Эта картина любопытна еще в одном отношении. Она указывает как бы пророчески на ту придворно-аристократическую направленность, которая позднее стала характерна для комедии дель арте. Если при детях Екатерины Медичи этому способствовали итальянские традиции, либо незабытые, либо подновляемые из своеобразного снобизма, то позднее она будет поддерживаться италоманией двора при Марии Медичи, а потом — при кардинале Мазарини.
Меццетин (Анджело Костантини). Гравюра XVIII в. с картины Ватто
Недаром та организация, которая была призвана охранять права парижской буржуазии в театральных делах, — «Братство страстей» — была так последовательно враждебна итальянским комедиантам. Это было делом нешуточным, ибо за спиною парижской буржуазии стоял парижский парламент, т. е. высшее судебное учреждение королевства. Первый конфликт разыгрался уже при Карле IX. Король разрешил итальянцам давать представления в Париже. «Братство страстей», имевшее монопольное право на театральные зрелища, возбудило протест. Парламент его поддержал. Парламент стоял на страже закона и старался пресекать акты королевского произвола. В этом отношении он защищал, особенно при последних Валуа, любивших демонстрировать самодержавную волю, интересы местных горожан. Так как законникам парламента, вербовавшимся главным образом из буржуазной среды, гастроли итальянцев должны были представляться придворной потехой, они и не хотели дать им свое благословение. В силу привилегий «Братства страстей» они и формально считали себя вправе отстаивать интересы отечественной театральной организации, развлекавшей горожан, против чужеземной, развлекавшей, по их пристрастному и корыстному мнению, придворную знать, и только ее. Но гастроли итальянских комедиантов, несмотря на это, продолжались и при Генрихе III.
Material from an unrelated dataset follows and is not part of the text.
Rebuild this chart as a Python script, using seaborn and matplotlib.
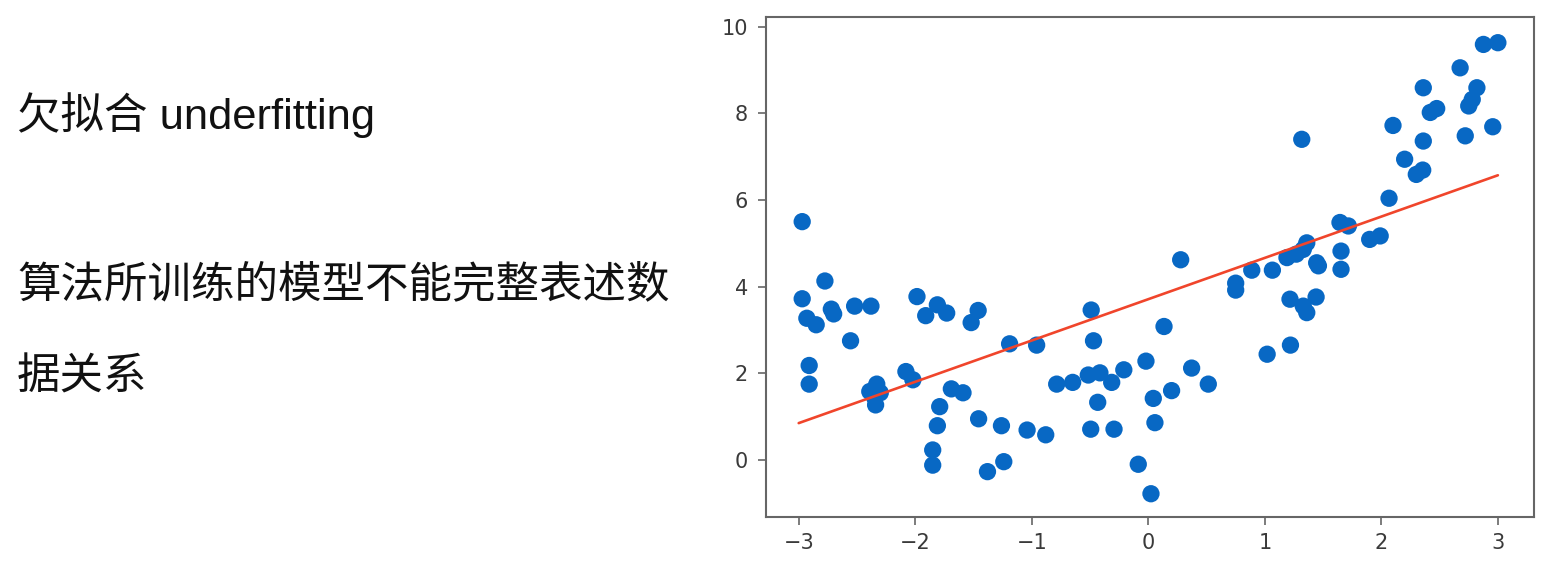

Незадолго до смерти своего брата Генрих был выбран королем Польши и находился в Кракове, привыкая царствовать над народом, который он считал недостойным такого монарха, как он. Когда в Краков пришла весть о смерти Карла IX, Генрих, боясь, что поляки добром его не выпустят, бежал, и скакал во весь дух, преследуемый своими «верноподданными», вплоть до самой австрийской границы. Дальше он мог ехать, уже не загоняя лошадей. Уверенный в том, что теперь он благополучно доберется до Парижа, где управление находилось в испытанных руках его матери, он пожелал остановиться в Венеции и ознакомиться с ее чудесами. Ему особенно хотелось увидеть труппу «Джелози», которая в ту зиму играла в Венеции и о которой он был очень наслышан. Он провел в Венеции десять июльских дней 1574 г., был принят властями и обществом «царицы Адриатики» со всей той пышностью, какой Венеция умела в те времена щегольнуть в торжественных случаях. Генрих получил возможность увидеть все, что ему хотелось. Представления комедии дель арте он видел не раз и был в таком восторге, что тут же пригласил труппу в Париж. Приглашение было принято. Правда, произошла задержка, и лишь спустя два с половиной года (1577) Генрих мог встретить итальянских комедиантов у себя в Блуа, где в это время собрались Генеральные штаты.
Был ли состав труппы тот же, что и в Венеции? Точных сведений об этом у нас нет, но, повидимому, за это время в ней произошли замены. Кажется, что лучшая актриса труппы, «божественная» Виттория Пииссими, во Францию не поехала. Кажется, остался в Италии или оказался где-то на других гастролях знаменитый Панталоне — Джулио Паскуати. И, кажется, не было также в труппе неотразимого amoroso Ринальдо. Но почти наверное там был дзани Симоне да Болонья, была чета Андреини: несравненная Изабелла и ее муж Франческо — Капитан. Представления шли в том самом зале, где собирались Генеральные штаты. Успех итальянских комедиантов и теперь был очень большой, и пока король был в Блуа, примерно до конца апреля, итальянцы продолжали очаровывать своим искусством двор и съехавшихся со всех концов страны членов Генеральных штатов. В середине мая труппа вернулась в Париж, чтобы продолжать там свои представления. Парламент попытался было, как и шесть лет назад, запретить им выступление, но на этот раз ему пришлось отступить: король прислал «нарочитый приказ», против которого парламент оказался бессильным. До конца октября, во всяком случае, они могли показывать беспрепятственно свое искусство парижанам.